## DATA PROVIDED
+-------+
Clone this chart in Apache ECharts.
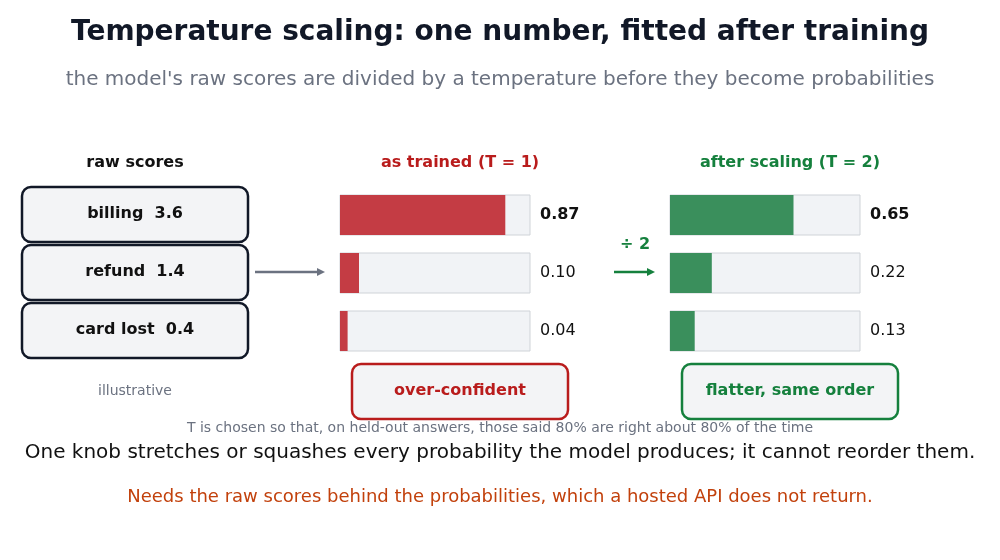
<!DOCTYPE html>
<html lang="en">
<head>
<meta charset="UTF-8">
<title>temperature scaling</title>
<script src="https://cdn.jsdelivr.net/npm/echarts@6/dist/echarts.min.js"></script>
</head>
<body style="margin:0">
<div id="main" style="width:1000px;height:560px;"></div>
<script>
    // data
    let labels = ['billing', 'refund', 'card lost'];
    let rawScores = [3.6, 1.4, 0.4];
    let probsTrained = [0.87, 0.10, 0.04];
    let probsScaled = [0.65, 0.22, 0.13];

    const FONT = 'DejaVu Sans';
    const RED = '#b91c1c';
    const GREEN = '#15803d';
    let chart = echarts.init(document.getElementById('main'));

    function barSeries(values, color, gi) {
        return {
            type: 'bar',
            xAxisIndex: gi, yAxisIndex: gi,
            barWidth: 40,
            showBackground: true,
            backgroundStyle: { color: '#f1f3f6', borderColor: '#cfd3d8', borderWidth: 1 },
            itemStyle: { color: color },
            data: values.map((v, i) => ({
                value: v,
                label: { fontWeight: i === 0 ? 'bold' : 'normal' }
            })),
            label: {
                show: true, position: 'insideRight', offset: [0, 0],
                formatter: p => p.value.toFixed(2),
                color: '#111', fontSize: 16, fontFamily: FONT
            },
            silent: true
        };
    }

    // value labels sit right of the track, so place them via a second transparent series
    function labelSeries(values, gi) {
        return {
            type: 'bar', xAxisIndex: gi, yAxisIndex: gi, barGap: '-100%', barWidth: 40,
            itemStyle: { color: 'transparent' },
            data: values.map((v, i) => ({ value: 1, label: { fontWeight: i === 0 ? 'bold' : 'normal', formatter: v.toFixed(2) } })),
            label: { show: true, position: 'right', distance: 10, color: '#111', fontSize: 16, fontFamily: FONT },
            silent: true, z: 1
        };
    }

    function grid(left) {
        return { left: left, top: 186, width: 190, height: 174 };
    }
    function axes(gi) {
        return {
            x: { type: 'value', gridIndex: gi, min: 0, max: 1, show: false },
            y: { type: 'category', gridIndex: gi, data: labels, inverse: true, show: false }
        };
    }
    let a0 = axes(0), a1 = axes(1);

    let graphics = [];
    function text(x, y, s, size, color, weight) {
        graphics.push({ type: 'text', x: x, y: y, style: { text: s, fontSize: size, fill: color, fontWeight: weight || 'normal', fontFamily: FONT, align: 'center', verticalAlign: 'middle' } });
    }
    function box(x, y, w, h, stroke) {
        graphics.push({ type: 'rect', shape: { x: x, y: y, width: w, height: h, r: 9 }, style: { fill: '#f3f4f6', stroke: stroke, lineWidth: 2.5 } });
    }
    function arrow(x1, x2, y, color) {
        graphics.push({ type: 'line', shape: { x1: x1, y1: y, x2: x2 - 6, y2: y }, style: { stroke: color, lineWidth: 2.5 } });
        graphics.push({ type: 'polygon', shape: { points: [[x2, y], [x2 - 8, y - 4], [x2 - 8, y + 4]] }, style: { fill: color } });
    }

    text(500, 33, 'Temperature scaling: one number, fitted after training', 28, '#111827', 'bold');
    text(500, 80, "the model's raw scores are divided by a temperature before they become probabilities", 20, '#6b7280');

    text(135, 163, 'raw scores', 16, '#111', 'bold');
    labels.forEach((l, i) => {
        box(22, 187 + i * 58, 226, 55, '#111827');
        text(135, 214 + i * 58, l + '  ' + rawScores[i].toFixed(1), 16, '#111', 'bold');
    });
    text(135, 391, 'illustrative', 14, '#6b7280');
    arrow(255, 325, 272, '#6b7280');

    text(460, 163, 'as trained (T = 1)', 16, RED, 'bold');
    box(352, 364, 216, 55, RED);
    text(460, 391, 'over-confident', 16, RED, 'bold');

    text(635, 245, '÷ 2', 16, GREEN, 'bold');
    arrow(614, 655, 272, GREEN);

    text(790, 163, 'after scaling (T = 2)', 16, GREEN, 'bold');
    box(682, 364, 216, 55, GREEN);
    text(790, 391, 'flatter, same order', 16, GREEN, 'bold');

    text(500, 428, 'T is chosen so that, on held-out answers, those said 80% are right about 80% of the time', 14, '#6b7280');
    text(500, 453, 'One knob stretches or squashes every probability the model produces; it cannot reorder them.', 20, '#111');
    text(500, 497, 'Needs the raw scores behind the probabilities, which a hosted API does not return.', 18, '#c2410c');

    let option = {
        animation: false,
        grid: [grid(340), grid(670)],
        xAxis: [a0.x, a1.x],
        yAxis: [a0.y, a1.y],
        series: [
            labelSeries(probsTrained, 0),
            Object.assign(barSeries(probsTrained, '#c43c44', 0), { label: { show: false } }),
            labelSeries(probsScaled, 1),
            Object.assign(barSeries(probsScaled, '#3a8f5c', 1), { label: { show: false } })
        ],
        graphic: graphics
    };
    chart.setOption(option);
</script>
</body>
</html>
+-------+
Repeat verbatim all the material, but not the pictures.

## OUTPUT OF THE EXERCISE
Clone this chart in Apache ECharts.
<!DOCTYPE html>
<html lang="en">
<head>
<meta charset="UTF-8">
<title>temperature scaling</title>
<script src="https://cdn.jsdelivr.net/npm/echarts@6/dist/echarts.min.js"></script>
</head>
<body style="margin:0">
<div id="main" style="width:1000px;height:560px;"></div>
<script>
    // data
    let labels = ['billing', 'refund', 'card lost'];
    let rawScores = [3.6, 1.4, 0.4];
    let probsTrained = [0.87, 0.10, 0.04];
    let probsScaled = [0.65, 0.22, 0.13];

    const FONT = 'DejaVu Sans';
    const RED = '#b91c1c';
    const GREEN = '#15803d';
    let chart = echarts.init(document.getElementById('main'));

    function barSeries(values, color, gi) {
        return {
            type: 'bar',
            xAxisIndex: gi, yAxisIndex: gi,
            barWidth: 40,
            showBackground: true,
            backgroundStyle: { color: '#f1f3f6', borderColor: '#cfd3d8', borderWidth: 1 },
            itemStyle: { color: color },
            data: values.map((v, i) => ({
                value: v,
                label: { fontWeight: i === 0 ? 'bold' : 'normal' }
            })),
            label: {
                show: true, position: 'insideRight', offset: [0, 0],
                formatter: p => p.value.toFixed(2),
                color: '#111', fontSize: 16, fontFamily: FONT
            },
            silent: true
        };
    }

    // value labels sit right of the track, so place them via a second transparent series
    function labelSeries(values, gi) {
        return {
            type: 'bar', xAxisIndex: gi, yAxisIndex: gi, barGap: '-100%', barWidth: 40,
            itemStyle: { color: 'transparent' },
            data: values.map((v, i) => ({ value: 1, label: { fontWeight: i === 0 ? 'bold' : 'normal', formatter: v.toFixed(2) } })),
            label: { show: true, position: 'right', distance: 10, color: '#111', fontSize: 16, fontFamily: FONT },
            silent: true, z: 1
        };
    }

    function grid(left) {
        return { left: left, top: 186, width: 190, height: 174 };
    }
    function axes(gi) {
        return {
            x: { type: 'value', gridIndex: gi, min: 0, max: 1, show: false },
            y: { type: 'category', gridIndex: gi, data: labels, inverse: true, show: false }
        };
    }
    let a0 = axes(0), a1 = axes(1);

    let graphics = [];
    function text(x, y, s, size, color, weight) {
        graphics.push({ type: 'text', x: x, y: y, style: { text: s, fontSize: size, fill: color, fontWeight: weight || 'normal', fontFamily: FONT, align: 'center', verticalAlign: 'middle' } });
    }
    function box(x, y, w, h, stroke) {
        graphics.push({ type: 'rect', shape: { x: x, y: y, width: w, height: h, r: 9 }, style: { fill: '#f3f4f6', stroke: stroke, lineWidth: 2.5 } });
    }
    function arrow(x1, x2, y, color) {
        graphics.push({ type: 'line', shape: { x1: x1, y1: y, x2: x2 - 6, y2: y }, style: { stroke: color, lineWidth: 2.5 } });
        graphics.push({ type: 'polygon', shape: { points: [[x2, y], [x2 - 8, y - 4], [x2 - 8, y + 4]] }, style: { fill: color } });
    }

    text(500, 33, 'Temperature scaling: one number, fitted after training', 28, '#111827', 'bold');
    text(500, 80, "the model's raw scores are divided by a temperature before they become probabilities", 20, '#6b7280');

    text(135, 163, 'raw scores', 16, '#111', 'bold');
    labels.forEach((l, i) => {
        box(22, 187 + i * 58, 226, 55, '#111827');
        text(135, 214 + i * 58, l + '  ' + rawScores[i].toFixed(1), 16, '#111', 'bold');
    });
    text(135, 391, 'illustrative', 14, '#6b7280');
    arrow(255, 325, 272, '#6b7280');

    text(460, 163, 'as trained (T = 1)', 16, RED, 'bold');
    box(352, 364, 216, 55, RED);
    text(460, 391, 'over-confident', 16, RED, 'bold');

    text(635, 245, '÷ 2', 16, GREEN, 'bold');
    arrow(614, 655, 272, GREEN);

    text(790, 163, 'after scaling (T = 2)', 16, GREEN, 'bold');
    box(682, 364, 216, 55, GREEN);
    text(790, 391, 'flatter, same order', 16, GREEN, 'bold');

    text(500, 428, 'T is chosen so that, on held-out answers, those said 80% are right about 80% of the time', 14, '#6b7280');
    text(500, 453, 'One knob stretches or squashes every probability the model produces; it cannot reorder them.', 20, '#111');
    text(500, 497, 'Needs the raw scores behind the probabilities, which a hosted API does not return.', 18, '#c2410c');

    let option = {
        animation: false,
        grid: [grid(340), grid(670)],
        xAxis: [a0.x, a1.x],
        yAxis: [a0.y, a1.y],
        series: [
            labelSeries(probsTrained, 0),
            Object.assign(barSeries(probsTrained, '#c43c44', 0), { label: { show: false } }),
            labelSeries(probsScaled, 1),
            Object.assign(barSeries(probsScaled, '#3a8f5c', 1), { label: { show: false } })
        ],
        graphic: graphics
    };
    chart.setOption(option);
</script>
</body>
</html>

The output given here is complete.